Given a pre-trained pytorch model and a loss, a basic example would look like

from torch.utils.data import DataLoader
from pydvl.influence.torch import DirectInfluence

training_data_loader = DataLoader(...)
infl_model = DirectInfluence(model, loss)
infl_model = infl_model.fit(training_data_loader)

influences = infl_model.influences(x_test, y_test, x, y)
for batches \(z_{\text{test}} = (x_{\text{test}}, y_{\text{test}})\) and \(z = (x, y)\) of data. The result is a tensor with one row per test point in \(z_{\text{test}}\) and one column per point in \(z\). Thus, each entry \((i, j)\) represents the influence of training point \(z[j]\) on test point \(z_{\text{test}}[i]\).

Warning

Compared to the mathematical definitions above, we switch the ordering of \(z\) and \(z_{\text{test}}\), in order to make the input ordering consistent with the dimensions of the resulting tensor. More concrete if the first dimension of \(z_{\text{test}}\) is \(N\) and that of \(z\), the resulting tensor is of shape \(N \times M\)

A large positive influence indicates that training point \(j\) tends to improve the performance of the model on test point \(i\), and vice versa, a large negative influence indicates that training point \(j\) tends to worsen the performance of the model on test point \(i\).

Hessian regularization

Additionally, and as discussed in the introduction, in machine learning training rarely converges to a global minimum of the loss. Despite good apparent convergence, \(\hat{\theta}\) might be located in a region with flat curvature or close to a saddle point. In particular, the Hessian might have vanishing eigenvalues making its direct inversion impossible. Certain methods, such as the Arnoldi method are robust against these problems, but most are not.
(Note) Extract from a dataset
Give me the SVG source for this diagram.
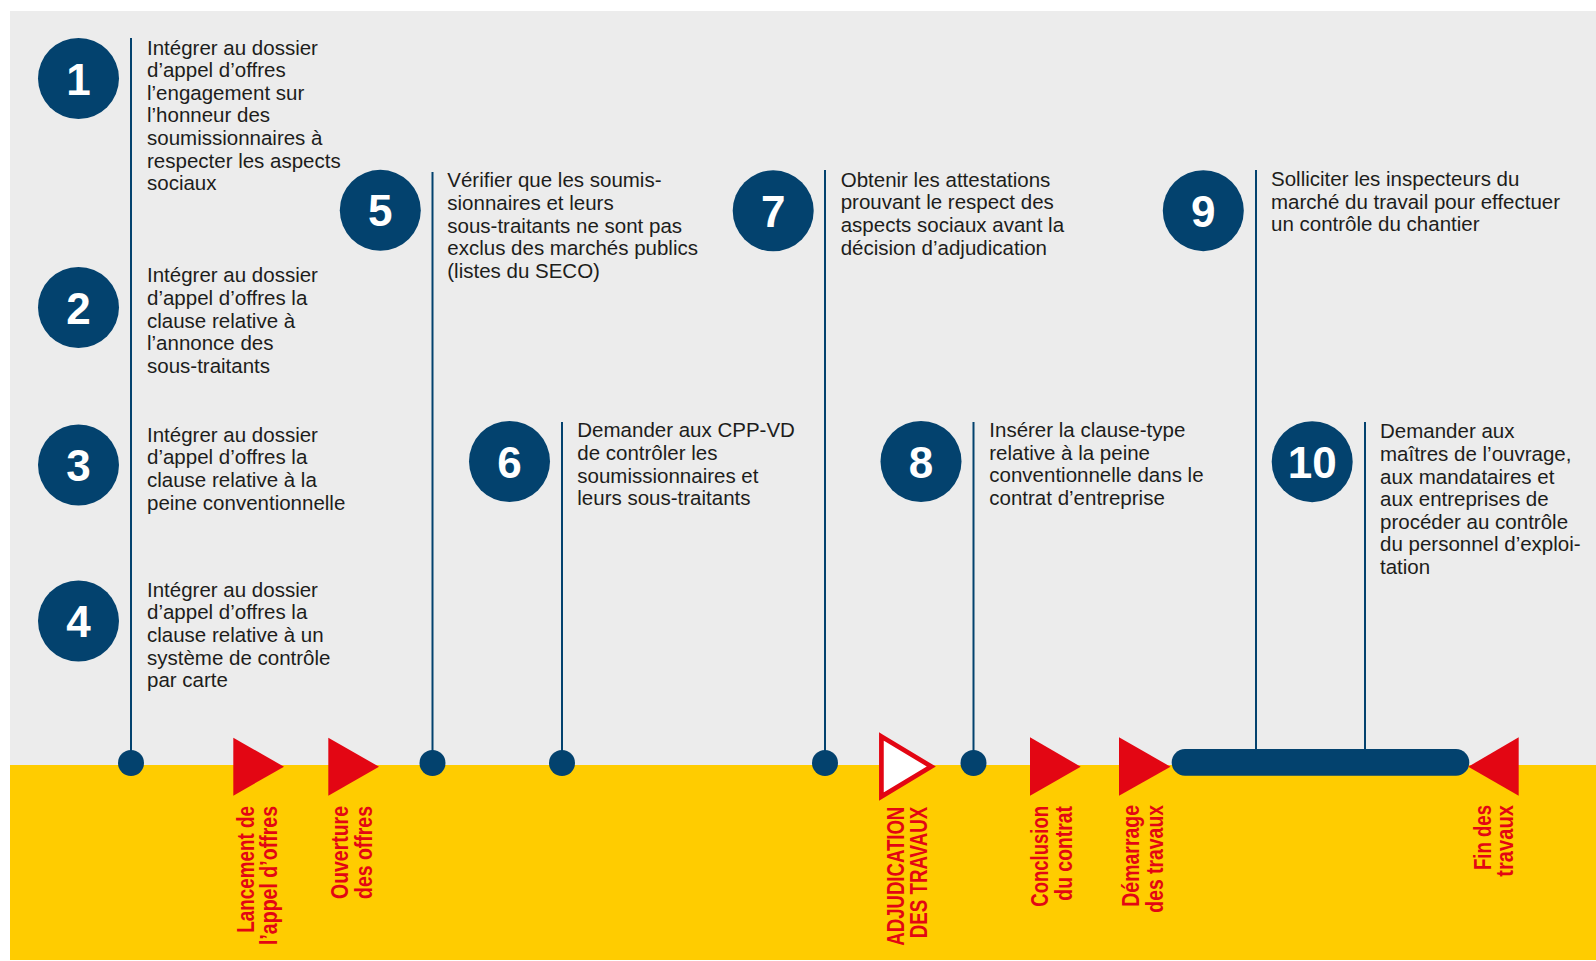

To circumvent this problem, many approximate methods can be implemented. The simplest adds a small hessian perturbation term, i.e. \(H_{\hat{\theta}} + \lambda \mathbb{I}\), with \(\mathbb{I}\) being the identity matrix.

from torch.utils.data import DataLoader
from pydvl.influence.torch import DirectInfluence

training_data_loader = DataLoader(...)
infl_model = DirectInfluence(model, loss, hessian_regularization=0.01)
infl_model = infl_model.fit(training_data_loader)
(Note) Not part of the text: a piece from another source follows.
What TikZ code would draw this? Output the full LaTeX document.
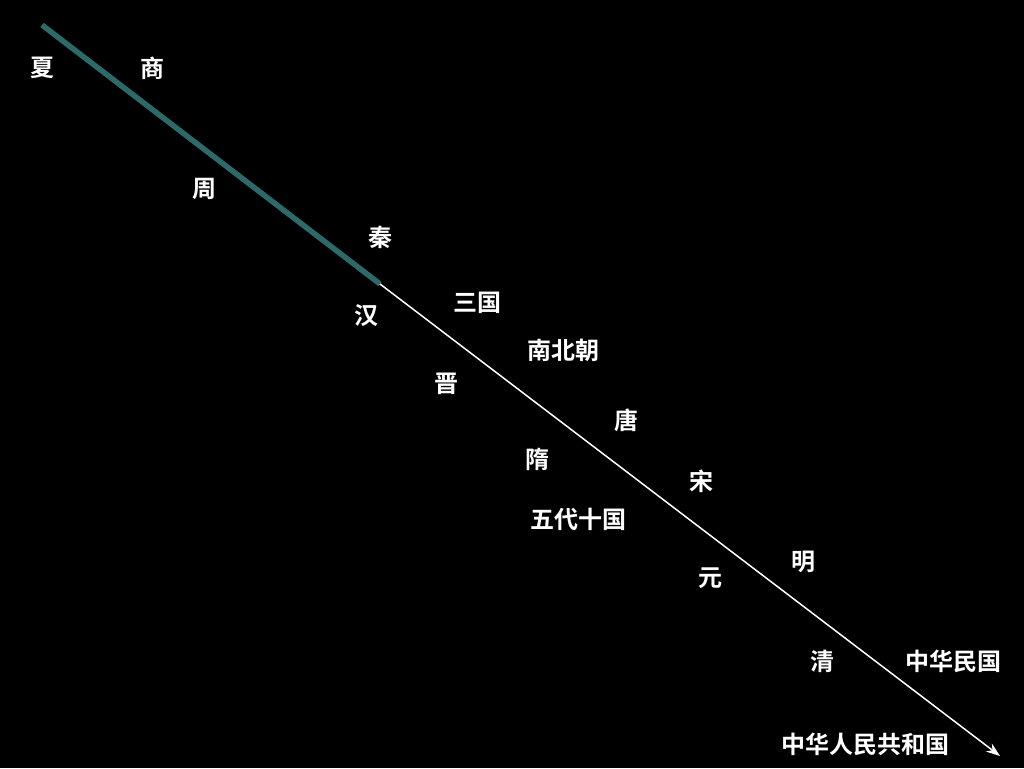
\documentclass[tikz,border=0pt]{standalone}
\usepackage{fontspec}
\newfontfamily\cjk{Noto Sans CJK SC}[BoldFont={Noto Sans CJK SC Bold}]
\usetikzlibrary{arrows.meta}
\definecolor{tealline}{HTML}{2C6A69}
\tikzset{
  era/.style={text=white,font=\cjk\bfseries\fontsize{24}{26}\selectfont,inner sep=0pt,anchor=center},
}
\begin{document}
\begin{tikzpicture}[x=1pt,y=-1pt]
\fill[black] (0,0) rectangle (1024,768);
\useasboundingbox (0,0) rectangle (1024,768);
\coordinate (s) at (42,25);
\coordinate (m) at (380,284);
\coordinate (e) at (1000,756);
\draw[tealline,line width=5.5pt] (s) -- (m);
\draw[white,line width=1.5pt,-{Stealth[length=14pt,width=10pt]}] (m) -- (e);
\node[era] (xia) at (42,68) {夏};
\node[era] (shang) at (152,68) {商};
\node[era] (zhou) at (204,189) {周};
\node[era] (qin) at (380,237) {秦};
\node[era] (han) at (366,316) {汉};
\node[era] (sanguo) at (477,303) {三国};
\node[era] (nbc) at (563,350) {南北朝};
\node[era] (jin) at (446,384) {晋};
\node[era] (tang) at (626,420) {唐};
\node[era] (sui) at (537,459) {隋};
\node[era] (song) at (701,481) {宋};
\node[era] (wudai) at (578,519) {五代十国};
\node[era] (ming) at (803,562) {明};
\node[era] (yuan) at (710,578) {元};
\node[era] (qing) at (822,661) {清};
\node[era] (minguo) at (953,661) {中华民国};
\node[era] (prc) at (865,744) {中华人民共和国};
\end{tikzpicture}
\end{document}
This standard trick ensures that the eigenvalues of \(H_{\hat{\theta}}\) are bounded away from zero and therefore the matrix is invertible. In order for this regularization not to corrupt the outcome too much, the parameter \(\lambda\) should be as small as possible while still allowing a reliable inversion of \(H_{\hat{\theta}} + \lambda \mathbb{I}\).

Perturbation influences

The method of empirical influence computation can be selected with the parameter mode:

from pydvl.influence import InfluenceMode

influences = infl_model.influences(x_test, y_test, x, y,
                                   mode=InfluenceMode.Perturbation)
The result is a tensor with at least three dimensions. The first two dimensions are the same as in the case of mode=InfluenceMode.Up case, i.e. one row per test point and one column per training point. The remaining dimensions are the same as the number of input features in the data. Therefore, each entry in the tensor represents the influence of each feature of each training point on each test point.

Influence factors

The influence factors(refer to the previous section for a definition) are typically the most computationally demanding part of influence calculation. They can be obtained via calling the influence_factors method, saved, and later used for influence calculation on different subsets of the training dataset.

influence_factors = infl_model.influence_factors(x_test, y_test)
influences = infl_model.influences_from_factors(influence_factors, x, y)

  1. Agarwal, N., Bullins, B., Hazan, E., 2017. Second-Order Stochastic Optimization for Machine Learning in Linear Time. JMLR 18, 1–40. 

  2. Schioppa, A., Zablotskaia, P., Vilar, D., Sokolov, A., 2022. Scaling Up Influence Functions. Proc. AAAI Conf. Artif. Intell. 36, 8179–8186. https://doi.org/10.1609/aaai.v36i8.20791 

  3. Hampel, F.R., 1974. The Influence Curve and Its Role in Robust Estimation. J. Am. Stat. Assoc. 69, 383–393. https://doi.org/10.2307/2285666 

  4. Koh, P.W., Liang, P., 2017. Understanding Black-box Predictions via Influence Functions, in: Proceedings of the 34th International Conference on Machine Learning. Presented at the International Conference on Machine Learning, PMLR, pp. 1885–1894.